Au fur et à mesure de la journée, le dialogue s'est installé entre les soldats et les habitants. « Pourquoi faites-vous cela ? » demande l'un d'entre eux. « Parce que si je ne le fais pas je risque cinq ans de prison » lui répond le soldat. Le lieutenant Sergei Mychka obéit aux ordres mais il sait garder son sang froid. « On ne tirera pas sur des gens, c'est sûr ! On ne tirera pas sur des Ukrainiens. Je ne vais pas rentrer dans toutes les subtilités du code militaire. On a des règles très précises. Dans certains cas, on peut utiliser nos armes mais personne n'a l'intention de tirer sur les gens. »

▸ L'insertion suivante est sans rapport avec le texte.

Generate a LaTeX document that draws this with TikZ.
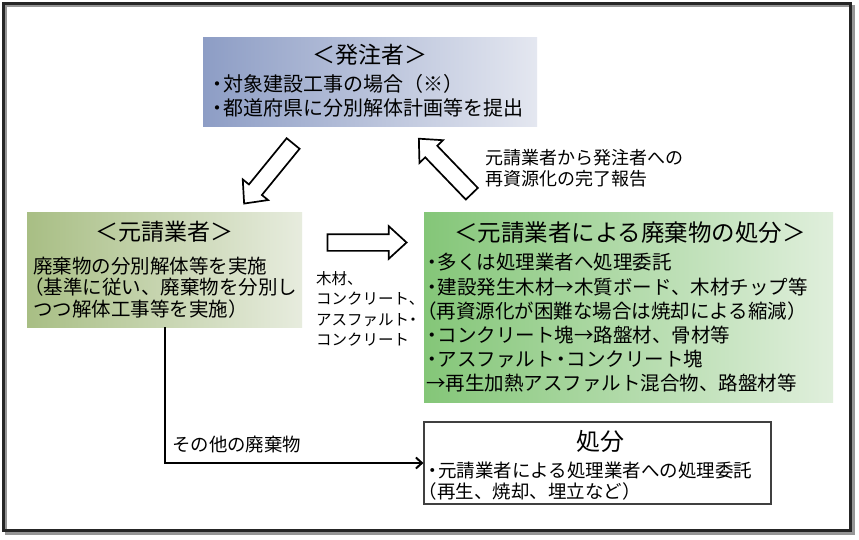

En fin de journée, les négociations finalement aboutissent. Les soldats acceptent de rendre le percuteur de leurs fusils pour s'auto-neutraliser. Sous les applaudissements de la foule, les tanks quittent un à un la zone, sous les yeux de soldats en uniforme sans signes distinctifs qui pourraient provenir de Russie.

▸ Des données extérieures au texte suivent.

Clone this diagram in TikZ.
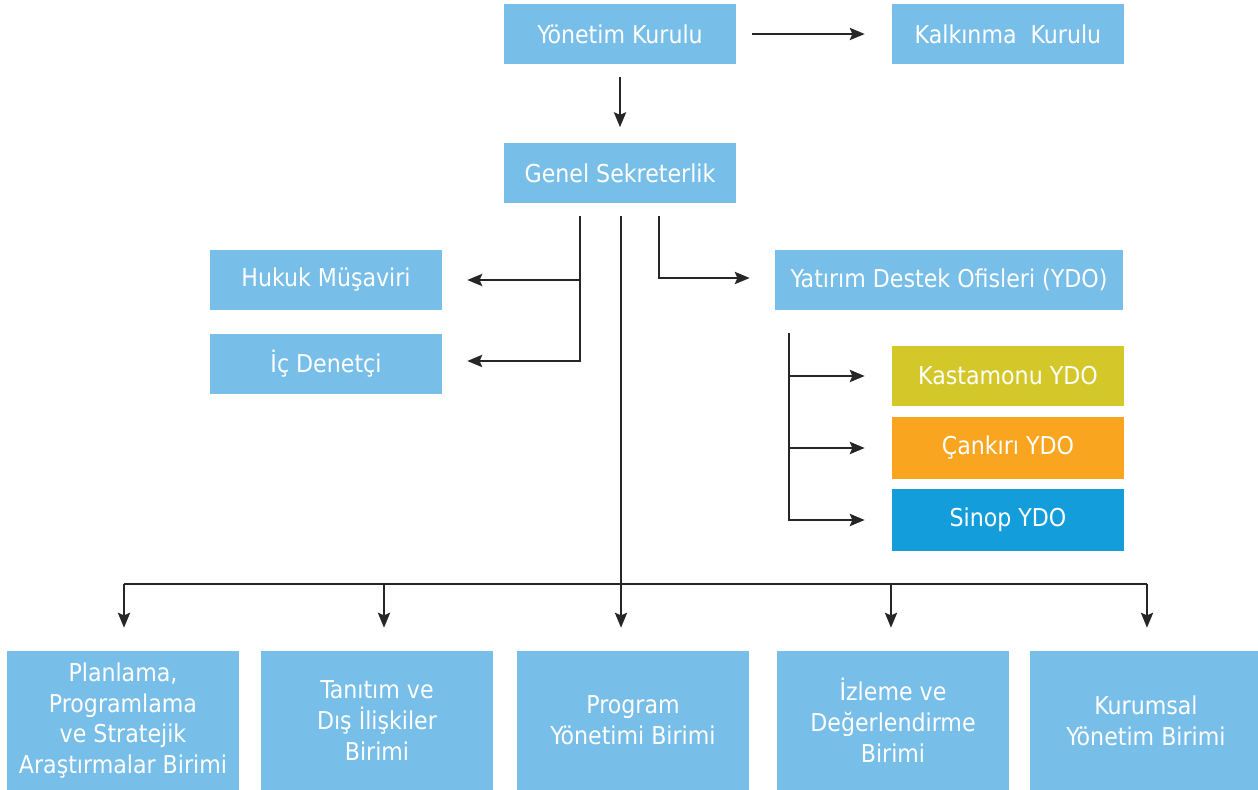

► A une vingtaine de kilomètres de là, à Slaviansk, des centaines d'habitants ont accueilli en triomphe six blindés, rapportent nos envoyés spéciaux Anastasia Becchio et Boris Vichith. Ils ont été abandonnés par des militaires ukrainiens et de mystérieux soldats venus renforcer le camp pro-russe. « Lui c’est un gentil soldat » dit une jeune femme poussant son garçonnet blond dans les bras d’un milicien pour une photo souvenir. L’enfant se laisse faire, mais semble impressionné par l’attirail du grand gaillard : cagoule noire, Kalachnikov en bandoulière et lance-roquettes dans le dos.

L’équipement et l’uniforme vert, sans signes distinctifs, est le même que celui porté par les miliciens pro-russes de Crimée. « Vous êtes des héros ! » Des centaines d'habitants de Slaviansk viennent féliciter ces mystérieux hommes verts armés et photographier ces blindés abandonnés un peu plus tôt par les soldats ukrainiens, sur lesquels ont été plantés des drapeaux russes. « Quand on a entendu le bruit des chars, on a d'abord eu peur... mais quand on a vu le drapeau russe, on a été soulagés, explique Natalya. Parce qu'on sent que ces gens sont plus proches de nous que les militaires ukrainiens... ces gens là ne nous veulent pas de mal, alors que les autres, on en a peur ». « Les autres », pour Natalya, c'est l'armée ukrainienne et le gouvernement de Kiev, qui refuse toujours d'idée d'un référendum d'autodétermination demandé par la région du Donbass, qui semble de plus en plus lui échapper.